One of the underlying keys to this pricing and discount technique is to come up with a pricing structure that gives the distributor's sales representative a stronger incentive to sell your product instead of another. Psychologically, it is best to offer the deepest discount schedule. The tradeoff is that to do so, you have to establish a higher suggested retail price. The only way to be sure whether what you have is acceptable is to research the pricing structure of competitors that are supplying the same or similar products.
Obviously, the best competitive situation is to come up with a product that has no competitors. Such scenarios are seldom permanent, but it is always better to be the trendsetter than the follower. Being the company that sets the initial pricing for a given product category is far preferable to being one of the competitors that tries to sell the same product.

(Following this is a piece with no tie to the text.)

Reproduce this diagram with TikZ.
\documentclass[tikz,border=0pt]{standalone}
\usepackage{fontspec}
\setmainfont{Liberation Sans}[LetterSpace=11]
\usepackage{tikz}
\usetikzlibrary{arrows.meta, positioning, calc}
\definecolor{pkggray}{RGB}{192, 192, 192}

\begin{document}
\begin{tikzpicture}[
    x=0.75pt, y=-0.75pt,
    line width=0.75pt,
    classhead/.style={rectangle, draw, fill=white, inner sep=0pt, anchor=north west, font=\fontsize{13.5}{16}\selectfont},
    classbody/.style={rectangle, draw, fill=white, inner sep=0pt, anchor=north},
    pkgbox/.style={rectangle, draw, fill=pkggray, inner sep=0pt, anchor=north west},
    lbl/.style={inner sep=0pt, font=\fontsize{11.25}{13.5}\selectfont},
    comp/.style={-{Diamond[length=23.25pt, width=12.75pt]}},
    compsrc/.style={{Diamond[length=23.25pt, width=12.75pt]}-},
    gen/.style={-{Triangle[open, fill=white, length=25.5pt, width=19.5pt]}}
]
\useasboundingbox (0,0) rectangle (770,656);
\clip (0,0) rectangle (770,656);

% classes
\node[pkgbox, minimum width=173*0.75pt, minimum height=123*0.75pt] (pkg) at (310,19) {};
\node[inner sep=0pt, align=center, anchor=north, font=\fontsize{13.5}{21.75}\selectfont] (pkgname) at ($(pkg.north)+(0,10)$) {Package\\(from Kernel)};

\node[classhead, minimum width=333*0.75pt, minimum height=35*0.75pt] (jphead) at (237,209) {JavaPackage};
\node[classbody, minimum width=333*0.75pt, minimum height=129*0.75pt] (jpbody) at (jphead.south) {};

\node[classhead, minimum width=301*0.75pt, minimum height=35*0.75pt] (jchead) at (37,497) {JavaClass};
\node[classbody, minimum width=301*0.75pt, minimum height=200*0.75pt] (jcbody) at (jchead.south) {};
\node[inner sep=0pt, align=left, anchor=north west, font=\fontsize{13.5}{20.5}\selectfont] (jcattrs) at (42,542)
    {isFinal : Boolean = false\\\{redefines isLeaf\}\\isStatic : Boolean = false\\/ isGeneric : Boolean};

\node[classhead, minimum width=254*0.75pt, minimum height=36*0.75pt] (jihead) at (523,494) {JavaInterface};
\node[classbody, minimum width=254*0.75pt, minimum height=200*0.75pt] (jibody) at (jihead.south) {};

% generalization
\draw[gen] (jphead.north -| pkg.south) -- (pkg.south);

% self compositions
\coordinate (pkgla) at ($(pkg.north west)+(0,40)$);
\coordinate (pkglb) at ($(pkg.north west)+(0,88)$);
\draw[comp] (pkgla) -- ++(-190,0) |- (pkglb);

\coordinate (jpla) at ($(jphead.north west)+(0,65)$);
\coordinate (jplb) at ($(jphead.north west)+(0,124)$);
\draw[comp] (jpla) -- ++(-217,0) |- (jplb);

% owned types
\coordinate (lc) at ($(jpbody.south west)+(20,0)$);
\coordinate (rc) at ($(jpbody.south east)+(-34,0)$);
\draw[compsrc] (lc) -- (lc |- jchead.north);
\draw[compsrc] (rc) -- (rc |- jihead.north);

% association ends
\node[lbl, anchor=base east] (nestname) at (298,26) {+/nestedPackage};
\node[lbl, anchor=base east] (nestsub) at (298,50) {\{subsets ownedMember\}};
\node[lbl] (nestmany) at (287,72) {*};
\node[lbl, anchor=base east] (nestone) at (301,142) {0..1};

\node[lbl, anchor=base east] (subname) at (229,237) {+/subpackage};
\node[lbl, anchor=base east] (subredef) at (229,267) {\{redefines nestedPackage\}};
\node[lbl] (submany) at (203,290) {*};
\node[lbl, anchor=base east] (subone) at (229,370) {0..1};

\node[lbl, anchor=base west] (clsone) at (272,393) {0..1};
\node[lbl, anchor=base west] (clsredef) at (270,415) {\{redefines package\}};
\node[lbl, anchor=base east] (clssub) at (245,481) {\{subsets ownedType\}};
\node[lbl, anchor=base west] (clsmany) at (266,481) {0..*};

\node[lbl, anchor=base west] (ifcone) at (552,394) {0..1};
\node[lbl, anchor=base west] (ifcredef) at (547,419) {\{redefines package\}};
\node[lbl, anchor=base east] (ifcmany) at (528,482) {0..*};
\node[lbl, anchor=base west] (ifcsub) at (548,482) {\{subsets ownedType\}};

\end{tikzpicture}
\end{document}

Coming up with product ideas
It seems that almost any product can be personalized in some way to make it into a promotional tool. Based on that, you might think that coming up with new items should be easy. If you have something very unique and different, it might be easy. But remember that there are a lot of companies out there trying to come up with the next super item.

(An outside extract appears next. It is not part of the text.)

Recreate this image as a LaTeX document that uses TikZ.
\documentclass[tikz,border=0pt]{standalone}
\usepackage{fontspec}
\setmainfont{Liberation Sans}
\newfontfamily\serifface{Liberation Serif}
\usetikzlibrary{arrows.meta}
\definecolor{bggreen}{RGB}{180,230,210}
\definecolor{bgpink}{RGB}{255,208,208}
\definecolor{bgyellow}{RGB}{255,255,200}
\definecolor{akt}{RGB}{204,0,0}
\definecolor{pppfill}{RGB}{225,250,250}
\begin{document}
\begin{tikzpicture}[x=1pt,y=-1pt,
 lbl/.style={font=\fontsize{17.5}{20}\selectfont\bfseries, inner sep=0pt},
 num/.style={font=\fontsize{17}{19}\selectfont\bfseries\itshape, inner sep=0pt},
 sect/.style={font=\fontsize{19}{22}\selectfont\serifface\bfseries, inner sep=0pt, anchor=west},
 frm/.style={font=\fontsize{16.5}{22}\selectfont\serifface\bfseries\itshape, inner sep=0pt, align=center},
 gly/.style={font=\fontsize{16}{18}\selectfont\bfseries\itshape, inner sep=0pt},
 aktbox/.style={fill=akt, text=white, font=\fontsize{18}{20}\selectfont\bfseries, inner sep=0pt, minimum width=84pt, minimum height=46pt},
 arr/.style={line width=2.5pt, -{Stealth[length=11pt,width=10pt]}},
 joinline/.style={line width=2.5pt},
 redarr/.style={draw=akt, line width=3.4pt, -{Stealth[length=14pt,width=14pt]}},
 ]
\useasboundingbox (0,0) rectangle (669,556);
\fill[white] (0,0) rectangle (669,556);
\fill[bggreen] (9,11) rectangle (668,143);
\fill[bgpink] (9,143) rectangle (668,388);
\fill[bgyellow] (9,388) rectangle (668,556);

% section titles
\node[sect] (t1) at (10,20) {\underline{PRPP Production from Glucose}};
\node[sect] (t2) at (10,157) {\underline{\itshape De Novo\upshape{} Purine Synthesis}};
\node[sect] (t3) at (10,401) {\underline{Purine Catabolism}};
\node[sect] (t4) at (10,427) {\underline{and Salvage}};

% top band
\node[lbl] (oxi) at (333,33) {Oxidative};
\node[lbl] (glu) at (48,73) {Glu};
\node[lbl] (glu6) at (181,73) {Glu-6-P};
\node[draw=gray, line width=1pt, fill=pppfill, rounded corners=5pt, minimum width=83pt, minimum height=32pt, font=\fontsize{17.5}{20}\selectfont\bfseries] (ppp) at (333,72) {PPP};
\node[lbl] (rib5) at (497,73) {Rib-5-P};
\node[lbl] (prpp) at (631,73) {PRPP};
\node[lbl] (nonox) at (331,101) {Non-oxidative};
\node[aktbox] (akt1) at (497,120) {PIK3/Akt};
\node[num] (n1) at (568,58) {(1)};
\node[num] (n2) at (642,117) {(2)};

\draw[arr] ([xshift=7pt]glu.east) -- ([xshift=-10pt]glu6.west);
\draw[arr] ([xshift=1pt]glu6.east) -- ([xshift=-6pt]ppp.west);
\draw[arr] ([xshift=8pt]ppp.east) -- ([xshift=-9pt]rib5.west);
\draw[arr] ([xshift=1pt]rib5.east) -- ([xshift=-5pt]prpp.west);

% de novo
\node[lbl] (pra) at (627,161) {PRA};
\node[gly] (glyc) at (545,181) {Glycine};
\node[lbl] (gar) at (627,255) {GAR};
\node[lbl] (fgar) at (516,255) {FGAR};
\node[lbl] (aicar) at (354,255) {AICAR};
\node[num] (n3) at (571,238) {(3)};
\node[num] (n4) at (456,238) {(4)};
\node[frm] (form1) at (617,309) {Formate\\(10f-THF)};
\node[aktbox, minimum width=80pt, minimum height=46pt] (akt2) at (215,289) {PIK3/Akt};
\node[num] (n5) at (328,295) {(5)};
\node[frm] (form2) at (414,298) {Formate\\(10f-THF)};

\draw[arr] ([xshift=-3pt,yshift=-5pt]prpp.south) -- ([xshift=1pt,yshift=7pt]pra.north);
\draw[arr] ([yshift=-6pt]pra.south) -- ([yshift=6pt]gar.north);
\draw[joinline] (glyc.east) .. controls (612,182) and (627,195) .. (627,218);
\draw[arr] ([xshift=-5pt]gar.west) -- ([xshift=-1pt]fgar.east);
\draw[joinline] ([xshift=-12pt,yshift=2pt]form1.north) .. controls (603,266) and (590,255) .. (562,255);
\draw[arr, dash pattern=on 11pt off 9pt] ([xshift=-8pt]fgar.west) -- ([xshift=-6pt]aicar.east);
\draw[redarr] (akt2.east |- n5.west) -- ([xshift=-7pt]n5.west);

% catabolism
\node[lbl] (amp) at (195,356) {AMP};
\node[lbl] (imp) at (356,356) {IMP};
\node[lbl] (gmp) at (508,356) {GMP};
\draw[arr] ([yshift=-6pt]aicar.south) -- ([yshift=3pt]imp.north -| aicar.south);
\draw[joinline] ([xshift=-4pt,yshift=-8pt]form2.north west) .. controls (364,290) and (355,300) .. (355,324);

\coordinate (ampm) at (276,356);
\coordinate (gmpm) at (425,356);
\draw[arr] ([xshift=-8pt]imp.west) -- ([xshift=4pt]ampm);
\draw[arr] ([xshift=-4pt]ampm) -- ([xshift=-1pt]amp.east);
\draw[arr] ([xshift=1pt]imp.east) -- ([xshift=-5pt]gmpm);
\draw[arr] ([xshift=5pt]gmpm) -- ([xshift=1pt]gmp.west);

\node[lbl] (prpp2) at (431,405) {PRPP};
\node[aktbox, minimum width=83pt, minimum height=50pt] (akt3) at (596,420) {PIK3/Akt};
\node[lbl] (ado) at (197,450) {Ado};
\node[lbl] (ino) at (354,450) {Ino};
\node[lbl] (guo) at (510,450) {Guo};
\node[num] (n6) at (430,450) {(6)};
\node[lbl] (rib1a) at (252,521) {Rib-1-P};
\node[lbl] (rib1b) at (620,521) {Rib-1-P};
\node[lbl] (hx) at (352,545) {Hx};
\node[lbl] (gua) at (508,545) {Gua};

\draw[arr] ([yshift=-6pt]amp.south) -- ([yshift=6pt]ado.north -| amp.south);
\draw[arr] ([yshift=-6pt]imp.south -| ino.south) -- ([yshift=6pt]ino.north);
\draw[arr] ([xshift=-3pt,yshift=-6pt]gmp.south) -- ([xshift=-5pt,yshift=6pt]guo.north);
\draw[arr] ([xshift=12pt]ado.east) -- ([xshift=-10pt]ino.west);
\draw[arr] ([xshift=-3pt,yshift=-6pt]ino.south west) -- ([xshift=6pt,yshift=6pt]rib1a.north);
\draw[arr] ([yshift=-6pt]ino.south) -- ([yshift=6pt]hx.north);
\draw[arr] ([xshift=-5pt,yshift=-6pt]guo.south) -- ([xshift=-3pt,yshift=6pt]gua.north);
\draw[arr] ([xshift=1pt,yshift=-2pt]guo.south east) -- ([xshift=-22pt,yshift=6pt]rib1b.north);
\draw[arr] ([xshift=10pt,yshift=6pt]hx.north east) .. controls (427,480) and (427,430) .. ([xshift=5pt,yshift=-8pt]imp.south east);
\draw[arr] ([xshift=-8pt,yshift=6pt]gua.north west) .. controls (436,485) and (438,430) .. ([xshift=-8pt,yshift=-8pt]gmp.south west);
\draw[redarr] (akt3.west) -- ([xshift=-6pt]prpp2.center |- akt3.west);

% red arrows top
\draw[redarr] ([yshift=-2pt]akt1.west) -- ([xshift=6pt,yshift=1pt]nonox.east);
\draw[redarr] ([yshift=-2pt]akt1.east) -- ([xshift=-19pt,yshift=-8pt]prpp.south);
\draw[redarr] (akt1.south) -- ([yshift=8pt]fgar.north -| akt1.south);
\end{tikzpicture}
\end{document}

One important key to coming up with ideas for products is market research. A successful supplier I know came up with some basic items to make it possible to join the ASI and then attended every industry trade show he could to see what was out there. His efforts paid off with a new bag design that was unique enough to attract a lot of business. And, although other companies quickly copied his idea, he had a year-long head start before anyone else could get their version into the master catalog, and thus he became widely known as the principal source for the type of bag.
A valuable asset to market research is to develop a relationship with ad-specialty distributors and brainstorm ideas with them. The supplier I just mentioned did exactly that. He met periodically with the owner of a local, medium-sized distribution business, and they shared ideas and concepts. The meeting became an excellent source of ideas for his product line.

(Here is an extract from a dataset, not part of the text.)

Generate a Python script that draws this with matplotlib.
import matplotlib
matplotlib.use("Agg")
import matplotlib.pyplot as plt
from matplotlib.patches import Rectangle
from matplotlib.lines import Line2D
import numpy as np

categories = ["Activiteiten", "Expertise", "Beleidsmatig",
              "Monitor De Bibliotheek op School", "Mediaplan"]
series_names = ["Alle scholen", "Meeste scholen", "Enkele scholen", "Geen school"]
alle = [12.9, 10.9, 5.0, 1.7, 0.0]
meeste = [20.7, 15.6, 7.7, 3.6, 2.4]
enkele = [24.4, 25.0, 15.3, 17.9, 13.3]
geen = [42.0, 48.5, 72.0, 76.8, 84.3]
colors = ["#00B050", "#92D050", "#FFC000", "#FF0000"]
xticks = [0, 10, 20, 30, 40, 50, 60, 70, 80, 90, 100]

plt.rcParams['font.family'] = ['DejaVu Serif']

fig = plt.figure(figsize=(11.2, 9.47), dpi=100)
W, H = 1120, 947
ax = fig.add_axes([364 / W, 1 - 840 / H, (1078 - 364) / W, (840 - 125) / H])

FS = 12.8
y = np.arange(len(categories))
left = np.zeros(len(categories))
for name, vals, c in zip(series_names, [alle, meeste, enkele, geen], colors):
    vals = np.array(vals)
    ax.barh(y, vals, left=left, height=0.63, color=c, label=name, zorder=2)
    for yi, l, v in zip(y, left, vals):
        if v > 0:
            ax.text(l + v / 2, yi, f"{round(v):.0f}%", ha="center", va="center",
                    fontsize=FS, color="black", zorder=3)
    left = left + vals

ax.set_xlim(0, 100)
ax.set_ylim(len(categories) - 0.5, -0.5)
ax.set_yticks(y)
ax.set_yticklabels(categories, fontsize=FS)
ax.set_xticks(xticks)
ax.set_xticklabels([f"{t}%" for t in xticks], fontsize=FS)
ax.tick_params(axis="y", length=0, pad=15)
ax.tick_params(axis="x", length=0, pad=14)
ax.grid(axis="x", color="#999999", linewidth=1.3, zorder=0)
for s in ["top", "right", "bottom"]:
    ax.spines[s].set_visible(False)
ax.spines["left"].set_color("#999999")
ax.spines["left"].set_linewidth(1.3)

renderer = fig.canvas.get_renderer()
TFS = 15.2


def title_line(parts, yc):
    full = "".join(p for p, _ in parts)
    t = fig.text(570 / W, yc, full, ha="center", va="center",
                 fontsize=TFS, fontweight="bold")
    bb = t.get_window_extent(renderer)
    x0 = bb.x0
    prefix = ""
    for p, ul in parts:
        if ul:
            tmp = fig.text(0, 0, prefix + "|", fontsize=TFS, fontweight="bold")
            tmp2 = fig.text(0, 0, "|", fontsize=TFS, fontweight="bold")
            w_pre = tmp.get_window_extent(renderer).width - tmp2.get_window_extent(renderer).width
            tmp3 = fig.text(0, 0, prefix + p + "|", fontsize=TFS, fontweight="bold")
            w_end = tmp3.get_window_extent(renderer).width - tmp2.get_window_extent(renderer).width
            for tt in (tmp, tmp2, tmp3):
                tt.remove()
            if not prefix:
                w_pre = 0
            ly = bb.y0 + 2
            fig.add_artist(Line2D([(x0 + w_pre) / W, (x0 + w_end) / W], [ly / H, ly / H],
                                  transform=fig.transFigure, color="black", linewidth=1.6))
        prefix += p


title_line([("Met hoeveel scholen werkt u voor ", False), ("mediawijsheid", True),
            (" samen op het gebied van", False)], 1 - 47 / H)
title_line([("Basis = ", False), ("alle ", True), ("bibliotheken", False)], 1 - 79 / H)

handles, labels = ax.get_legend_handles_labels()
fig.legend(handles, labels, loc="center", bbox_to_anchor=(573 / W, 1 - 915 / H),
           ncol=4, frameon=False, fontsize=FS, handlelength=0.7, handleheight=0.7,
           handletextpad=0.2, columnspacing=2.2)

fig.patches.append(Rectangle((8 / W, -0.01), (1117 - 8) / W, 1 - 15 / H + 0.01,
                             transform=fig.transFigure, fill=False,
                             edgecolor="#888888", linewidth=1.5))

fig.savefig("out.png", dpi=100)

Do not despair if you are totally lost when it comes to ideas. One of the quickest ways to get charged up about developing products is to just look at what is already out there. Visit a local ad-specialty distributor and tell them what you are trying to do. Most, if not all, will be more than happy to help because they're always looking for new items. They'll probably see you as a potential client--at least initially.
Another point to remember is that once you come up with a good item, the market longevity of it may be many years. Unlike the consumer market, which has a very short attention span, the ad-specialty market does not cast aside good items quickly. A product may garner large orders from major companies early in its lifecycle, but it can move on to smaller and smaller companies as time goes by and still generate excellent returns.
But wait, there's more
One of the key advantages to the promotional-products industry is that it can generate a consistent business flow. Yes, there are seasonal variations for some types of items, but most companies view ad specialties as a great, inexpensive (or less expensive) form of advertising. Therefore, even when companies are experiencing their own business recessions, promotional items are one of the last things that they cut from their budgets.
Obviously, the lower the price point of an item, the larger the potential volume. But that does not rule out more expensive products as possible promotional items. Whichever way you choose to go--supplier, distributor, or a distributor who also manufactures--advertising specialties are worth a look.